If you prefer, you can read the whole Cuba report as a PDF by clicking here.
Summary: Cuba should be treated as an enemy because it has consistently and for decades espoused principles that are opposed to those of the United States, and has repeatedly threatened U.S. citizens and expropriated their property.
When Hugo Chavez of Venezuela harangued President Obama about the Bay of Pigs, Obama replied that he was only three months old at the time. In a press conference 4/19/2009, Obama said that he wanted Cubans to see that “we’re not dug in into policies that were formulated before I was born.” But as Santayana said, “Those who do not learn from history are condemned to repeat it,” and there are several important lessons to be learned from Cuban-American relations.
The first question to ask is: What is proper U.S. foreign policy with respect to any nation? In The Foreign Policy of Self-Interest: A Moral Ideal for America, Peter Schwartz stated the principle of a proper foreign policy:
In her system of ethics, Ayn Rand presented not only a validation of self-interest as man’s moral purpose, but also an analysis of what man’s self-interest entails. She demonstrated that one’s self-interest is achieved, not by “instinct” or by whim, but by acting in accord with the factual requirements of man’s life, which means: by living as a rational being. Since the concept of self-interest pertains fundamentally to the individual, the idea of a nations’ self-interest refers only to the political precondition of a person’s living rationally in a social setting, which means: freedom. Without freedom, man cannot pursue the values his life demands. Just as in ethics it is maintaining his own life that should be the individual’s ultimate purpose, in politics it is maintaining its own citizens’ liberty that should be the government’s ultimate purpose. … Freedom is the end to which all other political actions are the means. (p. 13-14)
Lenin (d. 1924), the first dictator of Soviet Russia, stated that “The capitalists will sell us the rope with which we will hang them.” The U.S. does indeed have a very bad record of trading with our sworn enemies: all too often, we have bartered long-term security for the sake of short-term trade. We sold food to Soviets, who then used their meager income to build weapons. We trained and armed Islamic fundamentalists in Afghanistan, who defeated the Soviets and then turned their training and weapons on the country they had always called the “Great Satan.”
Schwartz describes the proper course of action toward nations that do not value freedom, and that threaten the freedom of Americans:
“Engagement” with our enemies does not make them into friends; it only makes them into stronger enemies. It provides them with the moral sanction they do not deserve and with the material support they could not have generated themselves. “Engagement” with the Soviets sustained them for over half a century; engagement with North Korea has enabled it now to brandish nuclear weapons against us.

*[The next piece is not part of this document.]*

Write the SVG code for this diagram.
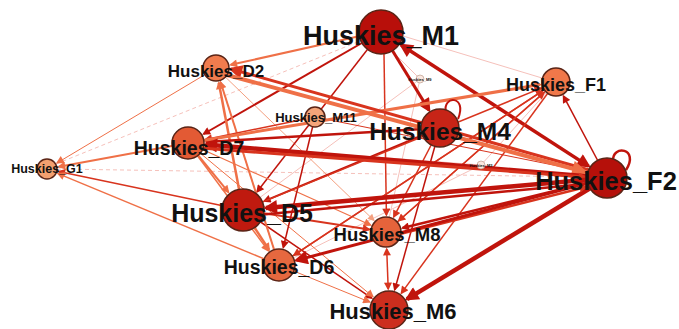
<svg xmlns="http://www.w3.org/2000/svg" width="679" height="329" viewBox="0 0 679 329">
<style>
.e{fill:none;stroke-linecap:butt}
.dr{stroke:#c0140c}
.r{stroke:#d8341e}
.o{stroke:#ef7047}
.l{stroke:#f4a080}
.f{stroke:#f2b0a8;stroke-width:0.8}
.d{stroke-dasharray:4 3}
.n{stroke:#5a2416;stroke-width:1.5}
.t{font-family:"Liberation Sans",Arial,sans-serif;font-weight:bold;fill:#111;text-anchor:middle}
</style>
<defs>
<marker id="sdr" viewBox="0 0 10 10" refX="8" refY="5" markerWidth="10" markerHeight="8" markerUnits="userSpaceOnUse" orient="auto-start-reverse"><path d="M0,0L10,5L0,10z" fill="#c0140c"/></marker>
<marker id="bdr" viewBox="0 0 10 10" refX="8" refY="5" markerWidth="18" markerHeight="14" markerUnits="userSpaceOnUse" orient="auto-start-reverse"><path d="M0,0L10,5L0,10z" fill="#c0140c"/></marker>
<marker id="sr" viewBox="0 0 10 10" refX="8" refY="5" markerWidth="10" markerHeight="8" markerUnits="userSpaceOnUse" orient="auto-start-reverse"><path d="M0,0L10,5L0,10z" fill="#d8341e"/></marker>
<marker id="br" viewBox="0 0 10 10" refX="8" refY="5" markerWidth="18" markerHeight="14" markerUnits="userSpaceOnUse" orient="auto-start-reverse"><path d="M0,0L10,5L0,10z" fill="#d8341e"/></marker>
<marker id="so" viewBox="0 0 10 10" refX="8" refY="5" markerWidth="10" markerHeight="8" markerUnits="userSpaceOnUse" orient="auto-start-reverse"><path d="M0,0L10,5L0,10z" fill="#ef7047"/></marker>
<marker id="bo" viewBox="0 0 10 10" refX="8" refY="5" markerWidth="20" markerHeight="16" markerUnits="userSpaceOnUse" orient="auto-start-reverse"><path d="M0,0L10,5L0,10z" fill="#ef7047"/></marker>
<marker id="sl" viewBox="0 0 10 10" refX="8" refY="5" markerWidth="9" markerHeight="7" markerUnits="userSpaceOnUse" orient="auto-start-reverse"><path d="M0,0L10,5L0,10z" fill="#f4a080"/></marker>
</defs>
<g id="edges">
<line class="e f d" x1="57" y1="169" x2="587" y2="177"/>
<line class="e f d" x1="56" y1="164" x2="360" y2="41"/>
<line class="e f" x1="403" y1="36" x2="542" y2="78"/>
<line class="e f" x1="381" y1="40" x2="420" y2="79"/>
<line class="e f" x1="420" y1="79" x2="386" y2="232"/>
<line class="e f" x1="481" y1="165" x2="188" y2="143"/>
<line class="e f" x1="556" y1="82" x2="481" y2="165"/>
<line class="e f" x1="420" y1="79" x2="243" y2="210"/>
<line class="e f" x1="481" y1="165" x2="279" y2="265"/>
<line class="e l" stroke-width="1" x1="216" y1="68" x2="373.8" y2="220.2" marker-end="url(#sl)"/>
<line class="e l" stroke-width="0.9" x1="216" y1="68" x2="273.5" y2="247.9"/>
<line class="e o" stroke-width="1" x1="216" y1="68" x2="57.3" y2="162.8" marker-end="url(#so)"/>
<line class="e o" stroke-width="2" x1="188" y1="143" x2="58.8" y2="166.8" marker-end="url(#so)"/>
<line class="e r" stroke-width="1.5" x1="243" y1="210" x2="58.7" y2="171.5" marker-end="url(#sr)"/>
<line class="e o" stroke-width="1.5" x1="279" y1="265" x2="58.1" y2="173.6" marker-end="url(#so)"/>
<line class="e o" stroke-width="2" x1="360" y1="36" x2="230.7" y2="64.8" marker-end="url(#so)"/>
<line class="e dr" stroke-width="2" x1="381" y1="32" x2="203.6" y2="134" marker-end="url(#sdr)"/>
<line class="e dr" stroke-width="3" x1="381" y1="32" x2="429" y2="110.1" marker-end="url(#bdr)"/>
<line class="e dr" stroke-width="3.5" x1="401.2" y1="45" x2="588.5" y2="166.1" marker-start="url(#bdr)" marker-end="url(#bdr)"/>
<line class="e dr" stroke-width="1.5" x1="381" y1="32" x2="257.1" y2="191.8" marker-end="url(#sdr)"/>
<line class="e r" stroke-width="1.5" x1="384" y1="54" x2="386.4" y2="215" marker-end="url(#sr)"/>
<line class="e dr" stroke-width="1.5" x1="440" y1="128" x2="394.7" y2="289.8" marker-end="url(#sdr)"/>
<line class="e r" stroke-width="1.5" x1="440" y1="128" x2="393.8" y2="216.9" marker-end="url(#sr)"/>
<line class="e r" stroke-width="1.5" x1="556" y1="82" x2="401.4" y2="293.1" marker-end="url(#sr)"/>
<line class="e r" stroke-width="1.2" x1="556" y1="82" x2="398.7" y2="220.8" marker-end="url(#sr)"/>
<line class="e r" stroke-width="1.5" x1="556" y1="82" x2="294" y2="255.1" marker-end="url(#sr)"/>
<line class="e dr" stroke-width="1.5" x1="243" y1="210" x2="371.7" y2="298.1" marker-end="url(#sdr)"/>
<line class="e o" stroke-width="1" x1="279" y1="265" x2="369.6" y2="302" marker-end="url(#so)"/>
<line class="e o" stroke-width="1" x1="188" y1="143" x2="372.8" y2="296.6" marker-end="url(#so)"/>
<line class="e o" stroke-width="1.2" x1="188" y1="143" x2="370.5" y2="225" marker-end="url(#so)"/>
<line class="e r" stroke-width="2" x1="243" y1="210" x2="369.2" y2="229.4" marker-end="url(#sr)"/>
<line class="e r" stroke-width="1.5" x1="386.7" y1="249" x2="388.2" y2="289" marker-start="url(#sr)" marker-end="url(#sr)"/>
<line class="e o" stroke-width="2.5" x1="243" y1="210" x2="218.8" y2="82.7" marker-end="url(#so)"/>
<line class="e o" stroke-width="2" x1="279" y1="265" x2="220.6" y2="82.3" marker-end="url(#so)"/>
<line class="e o" stroke-width="2.5" x1="243" y1="210" x2="269.1" y2="249.9" marker-end="url(#so)"/>
<line class="e o" stroke-width="2" x1="188" y1="143" x2="228.4" y2="192.2" marker-end="url(#so)"/>
<line class="e o" stroke-width="1.5" x1="188" y1="143" x2="268.2" y2="250.6" marker-end="url(#so)"/>
<line class="e r" stroke-width="1.5" x1="315" y1="117" x2="205.6" y2="139.4" marker-end="url(#sr)"/>
<line class="e dr" stroke-width="1.5" x1="315" y1="117" x2="283.3" y2="247.5" marker-end="url(#sdr)"/>
<line class="e r" stroke-width="1" x1="315" y1="117" x2="588" y2="172"/>
<line class="e dr" stroke-width="2.5" x1="440" y1="128" x2="206" y2="141.9" marker-end="url(#sdr)"/>
<line class="e dr" stroke-width="2" x1="440" y1="128" x2="264.2" y2="201.2" marker-end="url(#sdr)"/>
<line class="e o" stroke-width="3" x1="188" y1="143" x2="540.2" y2="84.6" marker-end="url(#so)"/>
<line class="e r" stroke-width="1.5" x1="243" y1="210" x2="541.2" y2="88.1" marker-end="url(#sr)"/>
<line class="e r" stroke-width="1.5" x1="279" y1="265" x2="542.6" y2="90.8" marker-end="url(#sr)"/>
<line class="e r" stroke-width="1.5" x1="386" y1="232" x2="544" y2="92.6" marker-end="url(#sr)"/>
<line class="e dr" stroke-width="1.5" x1="607" y1="178" x2="563.5" y2="96.1" marker-end="url(#sdr)"/>
<line class="e r" stroke-width="3" x1="607" y1="175" x2="231" y2="69" marker-end="url(#br)"/>
<line class="e o" stroke-width="4" x1="216" y1="72" x2="585" y2="172" marker-end="url(#bo)"/>
<line class="e dr" stroke-width="4.5" x1="607" y1="178" x2="205.9" y2="144.5" marker-end="url(#bdr)"/>
<line class="e r" stroke-width="3" x1="188" y1="147" x2="585" y2="177" marker-end="url(#sr)"/>
<line class="e dr" stroke-width="4.5" x1="607" y1="178" x2="265.9" y2="208" marker-end="url(#bdr)"/>
<line class="e dr" stroke-width="2.5" x1="258" y1="215" x2="585" y2="184" marker-end="url(#sdr)"/>
<line class="e dr" stroke-width="4.5" x1="607" y1="178" x2="407" y2="299.1" marker-end="url(#bdr)"/>
<line class="e dr" stroke-width="2.5" x1="607" y1="178" x2="402.5" y2="228" marker-end="url(#sdr)"/>
<line class="e r" stroke-width="2.5" x1="388" y1="237" x2="586" y2="187" marker-end="url(#sr)"/>
<line class="e dr" stroke-width="3" x1="607" y1="178" x2="296.4" y2="260.4" marker-end="url(#bdr)"/>
<path class="e dr" stroke-width="2" d="M446,112 C442,95 468,95 458,119"/>
<path class="e dr" stroke-width="2.5" d="M613,161 C612,144 640,148 626,170"/>
</g>
<g id="node-G1"><circle class="n" cx="47" cy="169" r="10" fill="#f3a070"/><text class="t" x="47" y="173" font-size="12.5">Huskies_G1</text></g>
<g id="node-D2"><circle class="n" cx="216" cy="68" r="13" fill="#f07c4e"/><text class="t" x="216" y="77" font-size="17">Huskies_D2</text></g>
<g id="node-M11"><circle class="n" cx="315" cy="117" r="10" fill="#f5a57a"/><text class="t" x="316" y="122" font-size="13">Huskies_M11</text></g>
<g id="node-D7"><circle class="n" cx="188" cy="143" r="16" fill="#e35a34"/><text class="t" x="189" y="155" font-size="19.5">Huskies_D7</text></g>
<g id="node-tA"><circle cx="420" cy="79" r="4" fill="#fbe8e0" stroke="#b09080" stroke-width="0.6"/><text class="t" x="420" y="81" font-size="4">Huskies_M9</text></g>
<g id="node-tB"><circle cx="481" cy="165" r="4" fill="#fbe8e0" stroke="#b09080" stroke-width="0.6"/><text class="t" x="481" y="167" font-size="4">Huskies_M3</text></g>
<g id="node-M1"><circle class="n" cx="381" cy="32" r="22" fill="#b80f0a"/><text class="t" x="381" y="45" font-size="27">Huskies_M1</text></g>
<g id="node-M4"><circle class="n" cx="440" cy="128" r="19" fill="#c72417"/><text class="t" x="440" y="140" font-size="24.5">Huskies_M4</text></g>
<g id="node-F1"><circle class="n" cx="556" cy="82" r="14" fill="#f0784a"/><text class="t" x="556" y="91" font-size="18">Huskies_F1</text></g>
<g id="node-F2"><circle class="n" cx="607" cy="178" r="20" fill="#b5100a"/><text class="t" x="606" y="190" font-size="25.5">Huskies_F2</text></g>
<g id="node-D5"><circle class="n" cx="243" cy="210" r="21" fill="#bf1a0f"/><text class="t" x="242" y="222" font-size="25">Huskies_D5</text></g>
<g id="node-M8"><circle class="n" cx="386" cy="232" r="15" fill="#e5633b"/><text class="t" x="387" y="241" font-size="18.5">Huskies_M8</text></g>
<g id="node-D6"><circle class="n" cx="279" cy="265" r="16" fill="#e6683f"/><text class="t" x="279" y="274" font-size="19.5">Huskies_D6</text></g>
<g id="node-M6"><circle class="n" cx="389" cy="310" r="19" fill="#cc2e1e"/><text class="t" x="393" y="319" font-size="22">Huskies_M6</text></g>
</svg>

The appropriate foreign policy toward such nations is the opposite of engagement: ostracism. Let these nations stand—or, more accurately, fall—on their own. We should stop sanctioning our own destroyers. We should stop helping them pretend they are moral, civilized nations. If they threaten us, the only message they merit is the same one that any domestic ciminial ought to receive from the police: drop your weapons or you will be overwhelmed by force. (ibid., p. 59)
The primary goal of American foreign policy should be to protect the lives, liberty, and property of American citizens. This takes precedence over trade, because one must be alive and free in order to trade. When we trade with Cuba, we fill the coffers of a recognized state sponsor of terrorism. It is likely that American dollars sent there as remittances or as payment for goods will work their way into terrorist pockets, with the approval of the Cuban government. In fact, given their hatred of the U.S. and all it stands for, there is no reason Cuba would not purchase nuclear missiles from North Korea or Iran and aim them at the U.S., as the Soviets tried to do in 1962.
We have an embargo on trade with Cuba not only because they have an ideology diametrically opposed to ours: we disagree with many countries with whom we don’t have trade embargoes. We have an embargo with Cuba because the present government thinks the U.S. is evil, and because Cuba is (yes, even after 50 years!) still a mere 90 miles away, and hence close enough to pose a serious danger for attacks by missiles or by naval forces. It would be extraordinarily short-sighted to help pay for the weapons with which our enemies can destroy us.